Market share and feature parity are different things. Apple dominates sales, but Fitbit and Samsung have been offering sleep stage data for years. Apple was tracking sleep duration but not the quality—not the breakdown into REM and deep sleep. That gap mattered to people who care about recovery.
The running metrics seem very specific. Who actually needs to know their vertical oscillation?
Serious runners do. It's a proxy for efficiency and injury risk. If you're bouncing too much with each stride, you're wasting energy and putting stress on your joints. Coaches and athletes have used this data for years; Apple is just bringing it to the wrist.

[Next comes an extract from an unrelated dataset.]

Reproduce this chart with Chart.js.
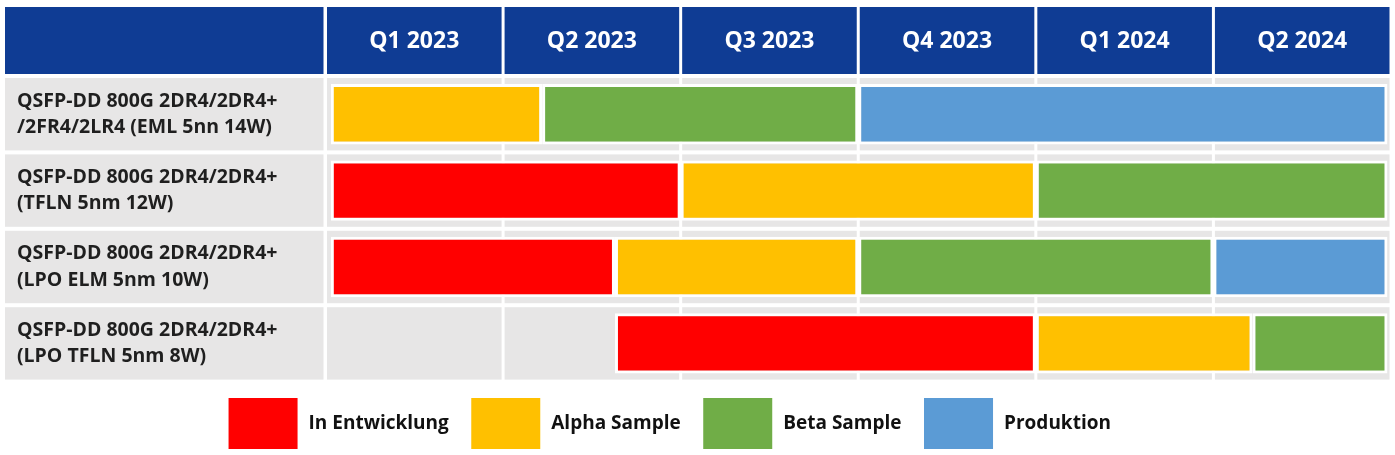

The Medications app feels like a departure from fitness. Why is Apple building that?
It's not really a departure. Health isn't just about how fast you run or how well you sleep. It's about managing your whole life. A reminder to take your blood pressure medication is as important as tracking your heart rate. Apple is positioning the watch as a health device, not just a fitness tracker.
Does this actually close the gap with Garmin or Oura?
Partially. Garmin still owns the endurance athlete market—their watches are built for ultramarathoners and triathletes in ways Apple's isn't. Oura is laser-focused on sleep and recovery. But for the average person who runs and cares about sleep, WatchOS 9 makes the Apple Watch a much more complete picture.
Why announce this now, at WWDC, instead of waiting for a new hardware launch?
Because the software is the story. Apple doesn't need to sell new watches—it's already winning. It needs to give people reasons to keep the watches they have and to trust the data on their wrists. Software updates are how you do that.